John Slotanus
Quick Facts
Biography
John Slotanus (also Schlottanus or van der Slootien, John Geffen) (died July 9, 1560) was a Dutch Roman Catholic polemical writer.
Life
Slotanus was born in Geffen, Brabant. He joined the Dominican Order at Cologne about 1525. For many years he worked to defend Roman Catholicism against its opponents through preaching and writing. Later he taught sacred letters at Cologne, and in 1554 was made a Doctor of Theology. About this same time he became prior of his convent at Cologne, and as such exercised the offices of censor of the faith and papal inquisitor throughout the Archdiocese of Cologne and the Rhine country.
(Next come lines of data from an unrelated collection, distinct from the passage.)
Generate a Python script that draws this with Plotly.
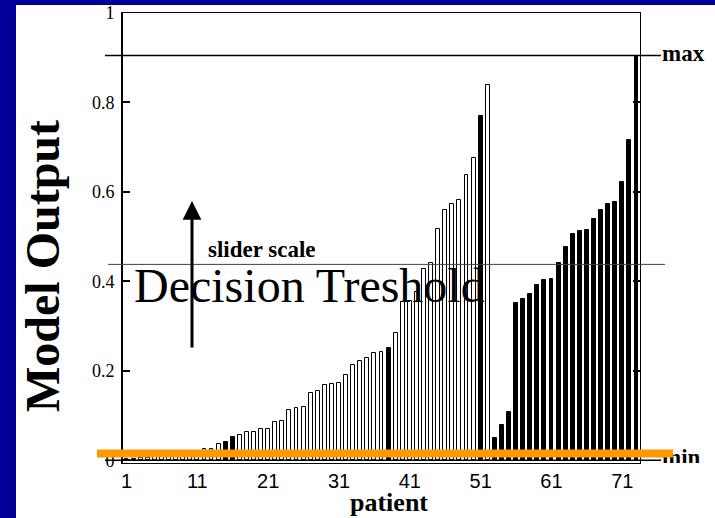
import plotly.graph_objects as go

# ---- data -------------------------------------------------------------
patient = list(range(1, 74))

model_output = [
    0.004, 0.004, 0.005, 0.006, 0.007, 0.008, 0.009, 0.010, 0.012, 0.014,
    0.018, 0.025, 0.026, 0.036, 0.041, 0.052, 0.057, 0.063, 0.064, 0.069,
    0.071, 0.086, 0.087, 0.112, 0.117, 0.119, 0.150, 0.156, 0.168, 0.171,
    0.172, 0.191, 0.212, 0.221, 0.229, 0.240, 0.242, 0.252, 0.285, 0.355,
    0.357, 0.376, 0.428, 0.442, 0.518, 0.559, 0.574, 0.581, 0.637, 0.676,
    0.769, 0.840, 0.051, 0.078, 0.109, 0.352, 0.360, 0.372, 0.391, 0.404,
    0.405, 0.442, 0.477, 0.507, 0.513, 0.516, 0.539, 0.559, 0.572, 0.578,
    0.623, 0.717, 0.905,
]

# 1 = solid black bar, 0 = open bar
solid = [
    0, 0, 0, 0, 0, 0, 0, 0, 0, 0,
    0, 0, 0, 0, 1, 1, 0, 0, 0, 0,
    0, 0, 0, 0, 0, 0, 0, 0, 0, 0,
    0, 0, 0, 0, 0, 0, 0, 1, 0, 0,
    0, 0, 0, 0, 0, 0, 0, 0, 0, 0,
    1, 0, 1, 1, 1, 1, 1, 1, 1, 1,
    1, 1, 1, 1, 1, 1, 1, 1, 1, 1,
    1, 1, 1,
]

x_tick_vals = [1, 11, 21, 31, 41, 51, 61, 71]
x_tick_text = ["1", "11", "21", "31", "41", "51", "61", "71"]
y_tick_vals = [0, 0.2, 0.4, 0.6, 0.8, 1]
y_tick_text = ["0", "0.2", "0.4", "0.6", "0.8", "1"]

decision_threshold = 0.438
slider_level = 0.015
max_level = max(model_output)
min_level = 0.0

# ---- page geometry ----------------------------------------------------
W, H = 715, 518
ML, MR, MT, MB = 123, 75, 13, 55
PW, PH = W - ML - MR, H - MT - MB
X_RANGE = [0.5, 73.5]
Y_RANGE = [-0.006, 1.0]

SERIF = "Liberation Serif"
SANS = "Liberation Sans"
BLUE = "#000099"
ORANGE = "#FF9900"


def px_x(px):
    return (px - ML) / PW


def px_y(py):
    return (H - MB - py) / PH


def data_x(px):
    return X_RANGE[0] + (px - ML) / PW * (X_RANGE[1] - X_RANGE[0])


def data_y(py):
    return Y_RANGE[0] + (H - MB - py) / PH * (Y_RANGE[1] - Y_RANGE[0])


open_x = [p for p, s in zip(patient, solid) if not s]
open_y = [v for v, s in zip(model_output, solid) if not s]
fill_x = [p for p, s in zip(patient, solid) if s]
fill_y = [v for v, s in zip(model_output, solid) if s]

fig = go.Figure()
fig.add_trace(go.Bar(
    x=open_x, y=open_y, width=0.55,
    marker=dict(color="white", line=dict(color="black", width=1)),
    showlegend=False, hoverinfo="x+y",
))
fig.add_trace(go.Bar(
    x=fill_x, y=fill_y, width=0.55,
    marker=dict(color="black", line=dict(color="black", width=1)),
    showlegend=False, hoverinfo="x+y",
))
# carrier for the right-hand frame axis
fig.add_trace(go.Scatter(x=[None], y=[None], yaxis="y2", showlegend=False))

label_font = dict(family=SERIF, size=23, color="black", weight="bold")


def end_label(text, py):
    """Invisible stub line whose end carries a bold text label."""
    return dict(type="line", xref="paper", yref="y",
                x0=px_x(661), x1=px_x(662), y0=data_y(py), y1=data_y(py),
                line=dict(color="rgba(0,0,0,0)", width=0), layer="above",
                label=dict(text=text, textposition="end", xanchor="left",
                           yanchor="middle", padding=3, font=label_font))


shapes = [
    # max / min reference lines
    dict(type="line", xref="paper", yref="y", x0=px_x(105), x1=px_x(661),
         y0=max_level, y1=max_level, line=dict(color="black", width=1.5),
         layer="above"),
    dict(type="line", xref="paper", yref="y", x0=px_x(105), x1=px_x(661),
         y0=min_level, y1=min_level, line=dict(color="black", width=1.5),
         layer="above"),
    end_label("max", 50),
    end_label("min", 454),
    # decision threshold
    dict(type="line", xref="paper", yref="y", x0=px_x(108), x1=px_x(665),
         y0=decision_threshold, y1=decision_threshold,
         line=dict(color="#404040", width=1), layer="above"),
    # slider position
    dict(type="line", xref="paper", yref="y", x0=px_x(97), x1=px_x(673),
         y0=slider_level, y1=slider_level,
         line=dict(color=ORANGE, width=8), layer="above"),
    # blue slide border
    dict(type="rect", xref="paper", yref="paper", x0=px_x(0), x1=px_x(16),
         y0=px_y(H), y1=px_y(0), fillcolor=BLUE, line=dict(width=0),
         layer="above"),
    dict(type="rect", xref="paper", yref="paper", x0=px_x(0), x1=px_x(W),
         y0=px_y(5), y1=px_y(0), fillcolor=BLUE, line=dict(width=0),
         layer="above"),
]

annotations = [
    dict(text="Decision Treshold", xref="paper", yref="paper",
         x=px_x(132), y=px_y(285), xanchor="left", yanchor="middle",
         showarrow=False, font=dict(family=SERIF, size=48, color="black")),
    dict(text="slider scale", xref="paper", yref="paper",
         x=px_x(206), y=px_y(250), xanchor="left", yanchor="middle",
         showarrow=False,
         font=dict(family=SERIF, size=23, color="black", weight="bold")),
    dict(text="", x=data_x(192), y=data_y(201), ax=data_x(192), ay=data_y(349),
         xref="x", yref="y", axref="x", ayref="y", showarrow=True,
         arrowhead=2, arrowwidth=3, arrowsize=1.25, arrowcolor="black",
         standoff=0),
    dict(text="Model Output", xref="paper", yref="paper",
         x=px_x(42), y=px_y(266), xanchor="center", yanchor="middle",
         textangle=-90, showarrow=False,
         font=dict(family=SERIF, size=48, color="black", weight="bold")),
    dict(text="patient", xref="paper", yref="paper",
         x=px_x(389), y=px_y(502), xanchor="center", yanchor="middle",
         showarrow=False,
         font=dict(family=SERIF, size=26, color="black", weight="bold")),
]

fig.update_layout(
    width=W, height=H,
    margin=dict(l=ML, r=MR, t=MT, b=MB, pad=0, autoexpand=False),
    paper_bgcolor="white", plot_bgcolor="white",
    bargap=0, barmode="overlay",
    xaxis=dict(
        range=X_RANGE, tickvals=x_tick_vals, ticktext=x_tick_text,
        ticks="", showgrid=False, zeroline=False, automargin=False,
        showline=True, linecolor="black", linewidth=1, mirror=True,
        tickfont=dict(family=SANS, size=20, color="black"),
    ),
    yaxis=dict(
        range=Y_RANGE, tickvals=y_tick_vals, ticktext=y_tick_text,
        ticks="inside", ticklen=7, tickwidth=1.5, tickcolor="black",
        ticklabelstandoff=3,
        showgrid=False, zeroline=False, automargin=False,
        showline=True, linecolor="black", linewidth=2,
        tickfont=dict(family=SERIF, size=18, color="black"),
    ),
    yaxis2=dict(
        range=Y_RANGE, overlaying="y", side="right", automargin=False,
        tickvals=y_tick_vals[1:-1], ticks="inside", ticklen=7, tickwidth=1.5,
        tickcolor="black", showticklabels=False, showgrid=False,
        zeroline=False, showline=True, linecolor="black", linewidth=1,
    ),
    shapes=shapes,
    annotations=annotations,
)

fig.write_html("out.html")
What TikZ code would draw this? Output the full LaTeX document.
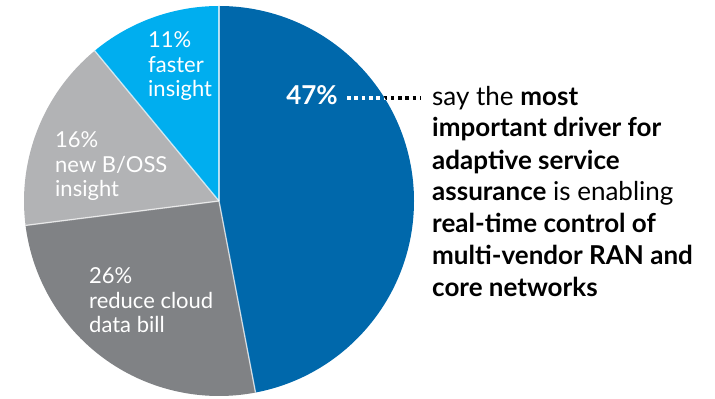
\documentclass[tikz,border=0pt]{standalone}
\usepackage{fontspec}
\setmainfont{Lato}
\usetikzlibrary{positioning}

\definecolor{pieblue}{HTML}{0068AB}
\definecolor{piesky}{HTML}{00AEEF}
\definecolor{pielight}{HTML}{B2B3B5}
\definecolor{piedark}{HTML}{808285}

\begin{document}
\begin{tikzpicture}[x=1pt, y=1pt,
    slicelabel/.style={anchor=base west, inner sep=0pt, text=white, align=left,
      font=\fontsize{22}{24.5}\selectfont},
    separator/.style={white, opacity=0.7, line width=1.3pt},
    leader/.style={line width=3.6pt, dash pattern=on 3.6pt off 3.7pt, shorten >=11pt}]
  \useasboundingbox (0,0) rectangle (715,399);
  \coordinate (c) at (219,198);

  % Draw the four slices, clockwise from the top
  \fill[pieblue] (c) -- ++(90:195) arc[start angle=90, end angle=-79.2, radius=195] -- cycle;
  \fill[piedark] (c) -- ++(-79.2:195) arc[start angle=-79.2, end angle=-172.8, radius=195] -- cycle;
  \fill[pielight] (c) -- ++(-172.8:195) arc[start angle=-172.8, end angle=-230.4, radius=195] -- cycle;
  \fill[piesky] (c) -- ++(-230.4:195) arc[start angle=-230.4, end angle=-270, radius=195] -- cycle;

  % Thin lines between the slices
  \foreach \a in {90,-79.2,-172.8,-230.4}
    \draw[separator] (c) -- ++(\a:195);

  % Slice labels (anchored on the baseline of their last line)
  \node[slicelabel] (faster) at (148,302) {11\%\\faster\\insight};
  \node[slicelabel] (boss) at (55,202) {16\%\\new B/OSS\\insight};
  \node[slicelabel] (cloud) at (89,66) {26\%\\reduce cloud\\data bill};
  \node[anchor=base east, inner sep=0pt, text=white, font=\fontsize{26}{30}\selectfont\bfseries]
    (pct47) at (338,294) {47\%};

  % Explanation beside the chart
  \node[anchor=base west, inner sep=0pt, align=left, font=\fontsize{26}{32}\selectfont]
    (driver) at (432,102) {say the \textbf{most}\\
      \textbf{important driver for}\\
      \textbf{adaptive service}\\
      \textbf{assurance} is enabling\\
      \textbf{real-time control of}\\
      \textbf{multi-vendor RAN and}\\
      \textbf{core networks}};

  % Dotted leader: black outside the pie, white inside it
  \coordinate (dotstart) at ([xshift=9pt, yshift=7pt]pct47.base east);
  \draw[leader, black] (dotstart) -- (dotstart -| driver.west);
  \begin{scope}
    \clip (c) circle (195);
    \draw[leader, white] (dotstart) -- (dotstart -| driver.west);
  \end{scope}
\end{tikzpicture}
\end{document}
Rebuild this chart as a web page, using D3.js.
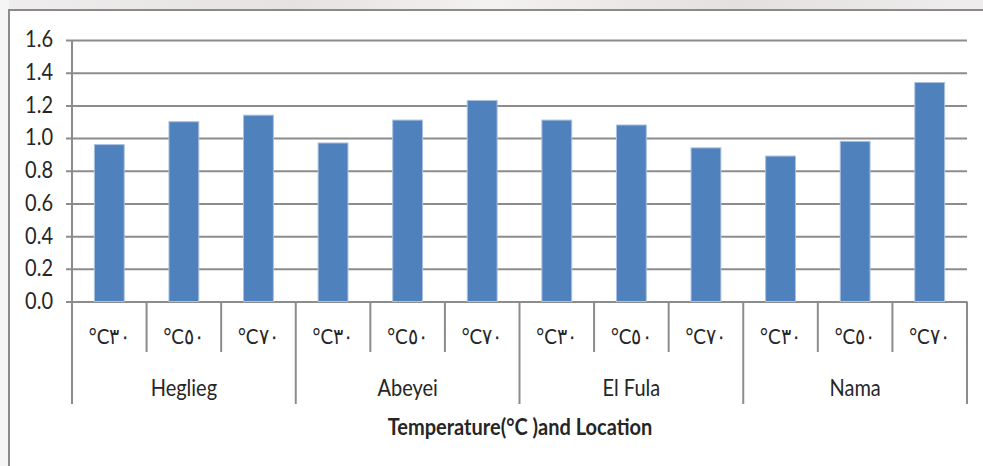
<!DOCTYPE html>
<html>
<head>
<meta charset="utf-8">
<script src="https://cdn.jsdelivr.net/npm/d3@7"></script>
<style>
  html, body { margin: 0; padding: 0; background: #ffffff; }
  svg { display: block; }
  text { font-family: Lato, "Noto Sans", sans-serif; fill: #262626; }
</style>
</head>
<body>
<svg id="chart" width="983" height="466"></svg>
<script>
// Locations and the temperatures measured at each one
const locations = ["Heglieg", "Abeyei", "El Fula", "Nama"];
const temperatures = ["°C٣٠", "°C٥٠", "°C٧٠"];

// One value per temperature, in the order of `temperatures`
const heglieg = [0.96, 1.10, 1.14];
const abeyei  = [0.97, 1.11, 1.23];
const elFula  = [1.11, 1.08, 0.94];
const nama    = [0.89, 0.98, 1.34];

const yTicks = [0.0, 0.2, 0.4, 0.6, 0.8, 1.0, 1.2, 1.4, 1.6];
const xTitle = "Temperature(°C )and Location";

const seriesByLocation = [heglieg, abeyei, elFula, nama];
const rows = [];
locations.forEach((loc, i) => {
  temperatures.forEach((t, j) => {
    rows.push({ key: loc + "|" + t, location: loc, temp: t, value: seriesByLocation[i][j] });
  });
});

const svg = d3.select("#chart");
const W = 983, H = 466;
const STRETCH = 1.15; // tall, narrow lettering

// faint backdrop strip above and left of the chart frame
const defs = svg.append("defs");
const grad = defs.append("linearGradient").attr("id", "topStrip").attr("x1", 0).attr("x2", 1);
grad.append("stop").attr("offset", "0").attr("stop-color", "#efeded");
grad.append("stop").attr("offset", "0.3").attr("stop-color", "#e6e2e2");
grad.append("stop").attr("offset", "0.5").attr("stop-color", "#f4f1f1");
grad.append("stop").attr("offset", "0.75").attr("stop-color", "#e4e0e0");
grad.append("stop").attr("offset", "1").attr("stop-color", "#efeded");
svg.append("rect").attr("x", 0).attr("y", 0).attr("width", W).attr("height", 10).attr("fill", "url(#topStrip)");
svg.append("rect").attr("x", 0).attr("y", 0).attr("width", 9).attr("height", H).attr("fill", "#f6f5f5");

// chart frame
svg.append("rect").attr("x", 9).attr("y", 10).attr("width", W + 10).attr("height", H + 10)
  .attr("fill", "#ffffff").attr("stroke", "#8a8a8a").attr("stroke-width", 2);

const plot = { left: 72, right: 967, top: 40, bottom: 301.5 };

const x = d3.scaleBand()
  .domain(rows.map(d => d.key))
  .range([plot.left, plot.right])
  .paddingInner(0.6)
  .paddingOuter(0.3);

const y = d3.scaleLinear().domain([0, 1.6]).range([plot.bottom, plot.top]);

// horizontal gridlines with tick labels
const yAxis = d3.axisLeft(y)
  .tickValues(yTicks)
  .tickFormat(d3.format(".1f"))
  .tickSize(-(plot.right - plot.left + 6))
  .tickPadding(13);

const gy = svg.append("g")
  .attr("transform", `translate(${plot.right},0)`)
  .call(yAxis);
gy.select(".domain").remove();
gy.selectAll(".tick line").attr("stroke", "#8c8c8c").attr("stroke-width", 2)
  .attr("x1", 0).attr("x2", -(plot.right - plot.left + 6));
gy.selectAll(".tick text")
  .attr("x", -(plot.right - plot.left) - 19)
  .attr("dy", "0.3em")
  .attr("transform", `scale(1,${STRETCH})`)
  .attr("font-size", 20)
  .attr("fill", "#1f1f1f")
  .attr("font-family", "Lato, 'Noto Sans', sans-serif");

// bars
svg.append("g").selectAll("rect")
  .data(rows)
  .join("rect")
  .attr("x", d => x(d.key))
  .attr("width", x.bandwidth())
  .attr("y", d => y(d.value))
  .attr("height", d => y(0) - y(d.value))
  .attr("fill", "#4f81bd")
  .attr("stroke", "#a9c1df")
  .attr("stroke-width", 1);

// vertical y-axis line
svg.append("line")
  .attr("x1", plot.left).attr("x2", plot.left)
  .attr("y1", plot.top).attr("y2", 404)
  .attr("stroke", "#8c8c8c").attr("stroke-width", 2);

// helper: centred label, stretched vertically about its own centre
function label(g, cx, cy, txt, size, weight, color) {
  return g.append("text")
    .attr("transform", `translate(${cx},${cy}) scale(1,${STRETCH})`)
    .attr("text-anchor", "middle")
    .attr("dominant-baseline", "central")
    .attr("font-size", size)
    .attr("font-weight", weight || "normal")
    .attr("fill", color || "#262626")
    .text(txt);
}

// category axis: temperature row and location row
const step = x.step();
const catTop = plot.bottom, catMid = 352, catBottom = 404;
const axisG = svg.append("g");

rows.forEach((d, i) => {
  const left = plot.left + i * step;
  const isGroupEdge = i % temperatures.length === 0;
  if (i > 0) {
    axisG.append("line")
      .attr("x1", left).attr("x2", left)
      .attr("y1", catTop).attr("y2", isGroupEdge ? catBottom : catMid)
      .attr("stroke", "#8c8c8c").attr("stroke-width", 2);
  }
  label(axisG, left + step / 2, 335, d.temp, 19);
});
axisG.append("line")
  .attr("x1", plot.right).attr("x2", plot.right)
  .attr("y1", catTop).attr("y2", catBottom)
  .attr("stroke", "#8c8c8c").attr("stroke-width", 2);

locations.forEach((loc, i) => {
  const cx = plot.left + (i + 0.5) * temperatures.length * step;
  label(axisG, cx, 387, loc, 20);
});

// axis title
label(svg, 520, 426, xTitle, 20, "bold", "#000");
</script>
</body>
</html>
In the discharge of these duties Slotanus came into conflict with the learned Justus Velsius, who in 1556, on account of teachings deemed heretical by the Church, was obliged to leave Cologne. The vehement writings which Velsius afterwards published against the Cologne theologians moved Slotanus to write two works covering nearly all the heretical doctrines of his time. He died in Cologne.
Works
Among Slotanus's various works those most worthy of mention are: Disputationum adversus hæreticos liber unus (Cologne, 1558); De retinenda fide orthodoxa et catholica adversus hæreses et sectas (Cologne, 1560); and De barbaris nationibus convertendis ad Christum (Cologne, 1559). In the last-named work Slotanus witnesses to the ardent missionary zeal which fired the religious men of his time.